Civilization is from the Jews (Andrew Doran, May 25, 2024, European Conservative)
Most will agree that civilized behavior, at a minimum, consists of abstaining from ritualistic torture, rape, sexual mutilation, human sacrifice, cannibalism, and related conduct. Yet for most of human history such conduct was normative and often sacralized. Habits of ritual violence and scapegoating to satisfy blood lust and communal anxiety were ubiquitous.
Human sacrifice was a near-universal practice in primitive pagan societies, even among sophisticated pagans. Greeks had elaborate religious rituals for killing their pharmokoi (scapegoats). Romans buried sacrificial victims alive in religious rituals to spare Rome from enemies like the Carthaginians, and though human sacrifice was later banned, crucifixion, mass executions, and murderous entertainment continued until banished in the Christian era. The Carthaginians, like their Phoenician and Canaanite ancestors, sacrificed their own children, as did many Mediterranean peoples. Aztec, Maya, Chinese, Japanese, and Indian civilizations all had rituals for human sacrifice.
Ritualistic violence among low pagans was less well documented but often more horrific. Christians from the medieval to modern eras, travelers like Ahmad ibn Fadlan and Samuel de Champlain, and missionaries all personally witnessed ritualized torture, murder, and cannibalism, from North America to Northern Europe and Asia. Celtic and Baltic, Germanic and Angle, Comanche and Guanche—more peoples partook than can be numbered because most have gone extinct. Ritualistic barbarity was universal.
We probably cling to the myth of the noble savage despite the evidence because the truth—that we all descend from inbred cannibals who made a sacred ritual of torture, rape, sexual mutilation, child sacrifice, and murder—is too unpleasant. We have no desire to confront our history, ourselves, or what the world looks like with different gods. The earth beneath us is a vast crime scene, and those of us walking around descend from something far worse than our simian ancestors. Apes are incapable of the tortures humans inflict on one another.
So what brought most of that savagery to an end? And why do we believe in universal moral norms that restrain violent impulse rather than indulge it? Each inquirer is free to examine cause and effect throughout history. But if by progress we mean the spread of universal concepts of human dignity, equality, and morality—rather than, say, democracy or roads or sound architecture or law—then it all began with the Hebrews. It was the Jews who gave us monotheism, universal moral standards, the notion of the human person, and much else besides. Civilizational progress came from the Abrahamic faiths—unevenly, imperfectly, and undeniably.

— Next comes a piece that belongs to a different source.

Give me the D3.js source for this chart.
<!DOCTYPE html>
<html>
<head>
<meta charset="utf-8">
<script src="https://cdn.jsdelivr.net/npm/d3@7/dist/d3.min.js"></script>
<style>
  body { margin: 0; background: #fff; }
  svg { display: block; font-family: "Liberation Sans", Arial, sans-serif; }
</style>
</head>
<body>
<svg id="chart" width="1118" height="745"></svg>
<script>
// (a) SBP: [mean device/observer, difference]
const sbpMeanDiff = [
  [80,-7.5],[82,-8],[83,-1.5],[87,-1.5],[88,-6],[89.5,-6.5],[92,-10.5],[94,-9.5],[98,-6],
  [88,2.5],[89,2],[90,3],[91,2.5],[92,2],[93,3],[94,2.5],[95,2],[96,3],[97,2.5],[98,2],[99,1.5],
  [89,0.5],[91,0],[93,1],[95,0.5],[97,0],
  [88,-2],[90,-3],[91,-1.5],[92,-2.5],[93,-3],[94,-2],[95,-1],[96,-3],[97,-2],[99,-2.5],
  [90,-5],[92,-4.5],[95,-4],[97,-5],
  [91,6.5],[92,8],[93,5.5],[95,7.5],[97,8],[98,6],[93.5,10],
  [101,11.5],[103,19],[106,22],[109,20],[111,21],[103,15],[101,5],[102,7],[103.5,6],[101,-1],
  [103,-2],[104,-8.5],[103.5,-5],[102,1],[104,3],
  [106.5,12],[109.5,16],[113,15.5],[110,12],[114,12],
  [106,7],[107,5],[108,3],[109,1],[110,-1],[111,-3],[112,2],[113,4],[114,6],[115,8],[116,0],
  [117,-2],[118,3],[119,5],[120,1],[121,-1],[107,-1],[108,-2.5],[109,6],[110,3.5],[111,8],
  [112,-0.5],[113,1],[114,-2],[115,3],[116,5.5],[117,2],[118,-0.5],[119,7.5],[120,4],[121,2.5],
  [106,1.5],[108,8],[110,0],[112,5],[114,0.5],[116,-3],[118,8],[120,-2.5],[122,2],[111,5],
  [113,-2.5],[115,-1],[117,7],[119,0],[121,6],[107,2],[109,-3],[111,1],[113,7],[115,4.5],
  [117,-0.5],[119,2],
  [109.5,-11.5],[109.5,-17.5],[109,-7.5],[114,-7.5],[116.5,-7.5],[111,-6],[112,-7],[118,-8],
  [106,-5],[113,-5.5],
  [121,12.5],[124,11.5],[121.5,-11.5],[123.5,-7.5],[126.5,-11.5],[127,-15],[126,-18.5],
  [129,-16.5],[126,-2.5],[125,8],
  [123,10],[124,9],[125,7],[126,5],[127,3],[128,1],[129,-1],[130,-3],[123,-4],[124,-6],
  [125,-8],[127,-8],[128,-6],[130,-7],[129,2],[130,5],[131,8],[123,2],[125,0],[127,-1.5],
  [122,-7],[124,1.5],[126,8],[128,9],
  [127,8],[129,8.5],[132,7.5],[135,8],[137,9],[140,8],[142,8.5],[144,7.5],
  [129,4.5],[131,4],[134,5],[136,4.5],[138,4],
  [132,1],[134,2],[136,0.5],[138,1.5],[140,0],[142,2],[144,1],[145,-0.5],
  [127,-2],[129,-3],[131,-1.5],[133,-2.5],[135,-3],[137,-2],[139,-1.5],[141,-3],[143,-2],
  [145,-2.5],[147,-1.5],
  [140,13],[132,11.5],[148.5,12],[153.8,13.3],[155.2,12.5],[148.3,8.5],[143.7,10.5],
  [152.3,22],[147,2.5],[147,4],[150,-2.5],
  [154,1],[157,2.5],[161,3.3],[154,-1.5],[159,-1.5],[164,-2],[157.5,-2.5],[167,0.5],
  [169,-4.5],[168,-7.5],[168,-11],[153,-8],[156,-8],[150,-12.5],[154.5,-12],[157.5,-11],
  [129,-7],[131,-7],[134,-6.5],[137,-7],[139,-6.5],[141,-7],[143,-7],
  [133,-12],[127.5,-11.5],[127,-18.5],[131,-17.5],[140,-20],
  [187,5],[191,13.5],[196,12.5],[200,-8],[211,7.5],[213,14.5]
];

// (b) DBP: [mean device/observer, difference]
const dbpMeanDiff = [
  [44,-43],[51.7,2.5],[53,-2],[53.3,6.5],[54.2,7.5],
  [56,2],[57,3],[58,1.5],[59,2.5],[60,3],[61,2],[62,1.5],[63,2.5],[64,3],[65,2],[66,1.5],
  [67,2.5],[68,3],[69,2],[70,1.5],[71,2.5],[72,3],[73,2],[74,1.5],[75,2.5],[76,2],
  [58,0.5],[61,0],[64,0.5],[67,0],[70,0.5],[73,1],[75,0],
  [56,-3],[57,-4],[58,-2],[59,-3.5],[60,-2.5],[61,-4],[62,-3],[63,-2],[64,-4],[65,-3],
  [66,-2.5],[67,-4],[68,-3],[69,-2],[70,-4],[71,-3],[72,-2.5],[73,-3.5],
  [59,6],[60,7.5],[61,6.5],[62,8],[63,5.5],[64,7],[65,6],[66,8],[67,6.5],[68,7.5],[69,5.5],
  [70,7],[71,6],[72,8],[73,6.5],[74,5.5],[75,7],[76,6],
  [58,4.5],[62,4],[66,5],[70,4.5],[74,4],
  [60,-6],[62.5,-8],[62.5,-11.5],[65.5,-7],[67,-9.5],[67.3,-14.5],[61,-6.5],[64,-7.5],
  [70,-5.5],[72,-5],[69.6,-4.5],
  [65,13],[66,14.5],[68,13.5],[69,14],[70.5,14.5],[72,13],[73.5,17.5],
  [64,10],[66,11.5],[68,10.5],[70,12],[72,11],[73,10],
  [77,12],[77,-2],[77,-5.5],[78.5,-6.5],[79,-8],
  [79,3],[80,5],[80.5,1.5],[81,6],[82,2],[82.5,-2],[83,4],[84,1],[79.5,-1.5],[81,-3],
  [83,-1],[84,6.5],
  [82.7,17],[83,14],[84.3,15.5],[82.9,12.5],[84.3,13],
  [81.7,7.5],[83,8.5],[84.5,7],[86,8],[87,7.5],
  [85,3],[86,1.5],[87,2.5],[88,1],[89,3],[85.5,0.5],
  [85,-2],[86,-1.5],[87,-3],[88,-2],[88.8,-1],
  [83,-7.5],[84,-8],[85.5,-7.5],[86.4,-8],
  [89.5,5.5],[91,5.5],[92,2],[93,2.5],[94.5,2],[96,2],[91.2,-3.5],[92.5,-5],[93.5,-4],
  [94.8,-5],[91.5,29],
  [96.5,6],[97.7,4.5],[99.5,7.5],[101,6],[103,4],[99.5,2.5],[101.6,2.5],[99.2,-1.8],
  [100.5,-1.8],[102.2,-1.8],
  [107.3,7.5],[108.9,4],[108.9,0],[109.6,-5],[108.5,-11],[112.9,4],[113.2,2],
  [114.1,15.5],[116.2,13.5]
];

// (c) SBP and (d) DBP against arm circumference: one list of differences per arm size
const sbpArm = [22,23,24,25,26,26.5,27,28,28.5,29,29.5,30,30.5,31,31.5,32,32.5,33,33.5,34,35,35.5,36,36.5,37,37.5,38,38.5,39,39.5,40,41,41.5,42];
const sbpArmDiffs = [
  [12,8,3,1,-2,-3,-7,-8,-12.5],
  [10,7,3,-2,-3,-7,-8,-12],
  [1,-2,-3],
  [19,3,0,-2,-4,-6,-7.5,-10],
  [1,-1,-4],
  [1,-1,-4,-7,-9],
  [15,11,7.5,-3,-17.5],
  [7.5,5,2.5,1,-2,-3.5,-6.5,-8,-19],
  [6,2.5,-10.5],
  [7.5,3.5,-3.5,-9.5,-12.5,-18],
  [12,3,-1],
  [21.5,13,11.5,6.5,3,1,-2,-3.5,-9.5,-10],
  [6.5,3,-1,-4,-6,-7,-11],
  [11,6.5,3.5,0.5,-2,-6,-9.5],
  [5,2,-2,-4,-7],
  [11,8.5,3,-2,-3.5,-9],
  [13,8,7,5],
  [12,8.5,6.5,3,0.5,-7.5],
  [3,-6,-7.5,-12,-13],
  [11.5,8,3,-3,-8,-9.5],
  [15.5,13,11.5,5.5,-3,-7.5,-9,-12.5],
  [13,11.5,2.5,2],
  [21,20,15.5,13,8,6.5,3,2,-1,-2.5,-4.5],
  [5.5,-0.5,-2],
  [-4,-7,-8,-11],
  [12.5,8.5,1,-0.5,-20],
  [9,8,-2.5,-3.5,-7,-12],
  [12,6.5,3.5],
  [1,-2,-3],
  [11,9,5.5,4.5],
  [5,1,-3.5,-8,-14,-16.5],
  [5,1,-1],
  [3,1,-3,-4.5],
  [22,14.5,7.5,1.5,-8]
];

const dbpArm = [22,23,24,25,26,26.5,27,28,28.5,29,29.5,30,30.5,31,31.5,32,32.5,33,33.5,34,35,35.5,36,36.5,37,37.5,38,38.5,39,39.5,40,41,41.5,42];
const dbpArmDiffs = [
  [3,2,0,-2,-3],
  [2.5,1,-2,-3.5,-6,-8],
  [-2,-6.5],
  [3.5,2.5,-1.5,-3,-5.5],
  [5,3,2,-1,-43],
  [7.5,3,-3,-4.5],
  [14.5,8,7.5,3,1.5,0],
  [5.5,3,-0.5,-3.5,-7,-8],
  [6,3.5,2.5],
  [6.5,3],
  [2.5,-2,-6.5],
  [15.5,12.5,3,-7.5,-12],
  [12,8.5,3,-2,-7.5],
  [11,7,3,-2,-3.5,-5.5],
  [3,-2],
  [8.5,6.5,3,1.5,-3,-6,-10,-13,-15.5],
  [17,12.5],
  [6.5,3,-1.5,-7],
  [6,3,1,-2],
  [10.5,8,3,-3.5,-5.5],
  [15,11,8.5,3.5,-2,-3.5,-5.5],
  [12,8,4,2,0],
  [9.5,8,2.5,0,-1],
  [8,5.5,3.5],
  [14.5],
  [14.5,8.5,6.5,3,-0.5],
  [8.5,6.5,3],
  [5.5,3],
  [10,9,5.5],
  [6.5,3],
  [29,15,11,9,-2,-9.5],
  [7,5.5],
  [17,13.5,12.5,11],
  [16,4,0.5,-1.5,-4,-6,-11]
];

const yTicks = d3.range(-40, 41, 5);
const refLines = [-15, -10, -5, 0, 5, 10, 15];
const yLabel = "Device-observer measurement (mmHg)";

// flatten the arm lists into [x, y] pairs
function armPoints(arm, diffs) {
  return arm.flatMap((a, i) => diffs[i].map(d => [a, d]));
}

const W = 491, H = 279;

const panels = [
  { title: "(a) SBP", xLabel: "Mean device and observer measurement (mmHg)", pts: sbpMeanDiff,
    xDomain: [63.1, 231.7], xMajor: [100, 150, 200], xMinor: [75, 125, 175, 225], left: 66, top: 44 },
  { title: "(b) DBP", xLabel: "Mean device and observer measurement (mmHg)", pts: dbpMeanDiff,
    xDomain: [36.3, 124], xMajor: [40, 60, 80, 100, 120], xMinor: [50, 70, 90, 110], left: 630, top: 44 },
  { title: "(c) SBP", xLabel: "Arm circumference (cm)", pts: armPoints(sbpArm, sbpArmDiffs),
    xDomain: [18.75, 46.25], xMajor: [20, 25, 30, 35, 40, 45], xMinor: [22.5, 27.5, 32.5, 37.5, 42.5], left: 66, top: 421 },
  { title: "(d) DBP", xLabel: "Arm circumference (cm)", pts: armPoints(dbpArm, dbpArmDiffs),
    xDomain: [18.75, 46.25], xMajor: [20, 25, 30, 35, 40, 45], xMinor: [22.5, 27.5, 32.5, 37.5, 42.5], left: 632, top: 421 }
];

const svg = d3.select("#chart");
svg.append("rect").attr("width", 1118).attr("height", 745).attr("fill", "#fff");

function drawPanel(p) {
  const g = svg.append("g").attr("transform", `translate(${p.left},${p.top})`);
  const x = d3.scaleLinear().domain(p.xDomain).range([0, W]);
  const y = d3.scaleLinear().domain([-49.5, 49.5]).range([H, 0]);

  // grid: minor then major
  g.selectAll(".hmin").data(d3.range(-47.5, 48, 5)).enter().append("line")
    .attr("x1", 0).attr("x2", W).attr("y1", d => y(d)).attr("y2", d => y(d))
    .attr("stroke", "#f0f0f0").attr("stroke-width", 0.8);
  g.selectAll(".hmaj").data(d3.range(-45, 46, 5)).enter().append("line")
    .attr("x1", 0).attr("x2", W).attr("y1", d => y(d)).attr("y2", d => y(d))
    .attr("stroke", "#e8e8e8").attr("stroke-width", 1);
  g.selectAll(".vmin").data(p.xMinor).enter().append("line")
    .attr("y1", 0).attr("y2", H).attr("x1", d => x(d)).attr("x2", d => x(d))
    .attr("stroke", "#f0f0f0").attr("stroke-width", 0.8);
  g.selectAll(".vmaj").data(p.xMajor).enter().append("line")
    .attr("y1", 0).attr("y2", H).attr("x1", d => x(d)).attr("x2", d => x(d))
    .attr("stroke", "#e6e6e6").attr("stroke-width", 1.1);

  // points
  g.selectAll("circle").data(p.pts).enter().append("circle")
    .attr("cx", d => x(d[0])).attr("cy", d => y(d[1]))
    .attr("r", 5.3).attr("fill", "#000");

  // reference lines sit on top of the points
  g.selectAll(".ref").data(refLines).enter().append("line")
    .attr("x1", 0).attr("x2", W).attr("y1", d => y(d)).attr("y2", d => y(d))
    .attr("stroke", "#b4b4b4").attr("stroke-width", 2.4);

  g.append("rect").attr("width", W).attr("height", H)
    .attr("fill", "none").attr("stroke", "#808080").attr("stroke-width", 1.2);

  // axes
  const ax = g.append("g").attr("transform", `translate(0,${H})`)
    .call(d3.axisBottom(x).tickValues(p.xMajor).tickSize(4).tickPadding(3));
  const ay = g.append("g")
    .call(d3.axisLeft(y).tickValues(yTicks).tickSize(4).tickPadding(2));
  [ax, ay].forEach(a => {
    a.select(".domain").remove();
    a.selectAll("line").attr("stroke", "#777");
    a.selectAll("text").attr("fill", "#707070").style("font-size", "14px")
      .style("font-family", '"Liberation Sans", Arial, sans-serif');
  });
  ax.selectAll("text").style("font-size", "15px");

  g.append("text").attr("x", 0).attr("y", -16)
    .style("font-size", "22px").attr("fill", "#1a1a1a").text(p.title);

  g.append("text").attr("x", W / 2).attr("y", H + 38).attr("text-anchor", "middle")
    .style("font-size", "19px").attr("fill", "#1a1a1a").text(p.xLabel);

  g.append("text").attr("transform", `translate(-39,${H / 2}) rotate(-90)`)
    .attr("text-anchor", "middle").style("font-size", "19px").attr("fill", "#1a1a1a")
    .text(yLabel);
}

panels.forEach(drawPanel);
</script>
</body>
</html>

Sacrificial violence and scapegoating were cathartic. They satisfy blood lust and the innate sense that there is injustice, that something is wrong, and that someone ought to be held to account, hence the sacrificial victim. The Hebrews shifted the violent cathartic urge from man to creature, and Christians shifted it to bread and water.
There are of course examples of civilized conduct among high pagans, though many of these had a threshold for quotidian violence that we conveniently ignore. And there are Abrahamic peoples who, often in the name of God, inflict unspeakable violence—much of it on each other, and the worst of it on the Jews. However, in general, civilized conduct among high pagans requires a deviation from pagan norms, and uncivilized behavior among Abrahamic communities requires a deviation from their own morality. Sorting through the genealogy and authenticity of moral systems today is nearly impossible for many reasons. Suffice it to say, most of us behave very differently from our pagan ancestors—and why we do so has everything to do with Judaism.